DN Staff

January 15, 2010

3 Min Read
Leave Room for Serendipity

Sometimes we are just too practical for our own good. Maybe it's our technical training that convinces engineers we really can control human variables, carefully planning nearly every aspect of our professional and personal lives.

But I have started to worry that we are becoming too programmed. We are less open to serendipity than we used to be, and we just might be missing out on a time-tested approach to invention. History is replete with examples of beakers accidentally spilling on the floor and the next thing you know, some scientist is stumbling onto Flubber.

The invention of the microwave oven is legendary: Percy LeBaron Spencer discovered that the chocolate bar packed in his clothing for a snack melted as he was testing technology for a new radar system. The next thing you know, we have a 750-lb prototype for the greatest innovation in cooking since fire.

How does one go looking for serendipity? You don't - but you have to be in a place where it can find you. My approach is simple: Pick a day, pick a big hairy challenge, pick a ridiculously tight deadline and go for it. Stay with me here: If the challenge is big enough, I admit you are going to need some real luck to make it all work out.

Here's a recent example: I was organizing an important conference wrapped around the challenge, "What will change everything." I wanted an object - something people could really hang their imaginations on - displayed on the stage to capture the power of how a single idea can change the world. With just days until the conference, it hits me: Why not get the podium used by President John F. Kennedy to give his landmark "we go to the moon because it is hard" speech?

Big, hairy, audacious goal? Check. Crazy deadline? Check. What's it going to take? Hard work and luck.

Let me rip through the story. I have no idea where to find this national treasure, however, I am meeting with Anousheh Ansari later that day. You've heard of Anousheh - the first female space tourist, and it's her family behind the Ansari X-Prize. Can she help? Hmmm. Maybe.

The next day I get an e-mail from the head curator of the Fort Worth Museum of Science who just happens to owe a favor to Anousheh. His good friend is the curator at Space Center Houston, which apparently houses the podium in its archives.

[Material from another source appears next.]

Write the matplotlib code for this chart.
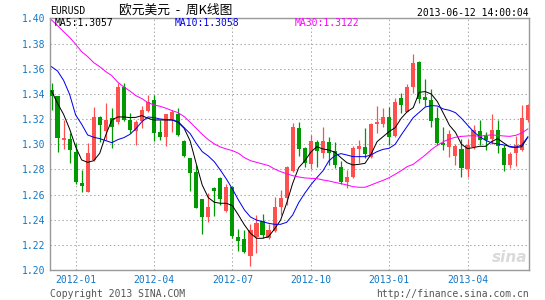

I get him on the phone and he tells me that this national treasure has never been out on loan. But then a crack of daylight emerges - he tells me that if it was to be loaned, it would take at least a $1 million insurance policy. He probably thinks this will shake me loose.

Twenty-four hours later I am faxing the policy to the museum. The art movers leave that morning for Houston. This picture is taken the following day, from the edge of the stage at the conference.

Luck? Innovative approach? Positive thinking? Serendipity? Yes.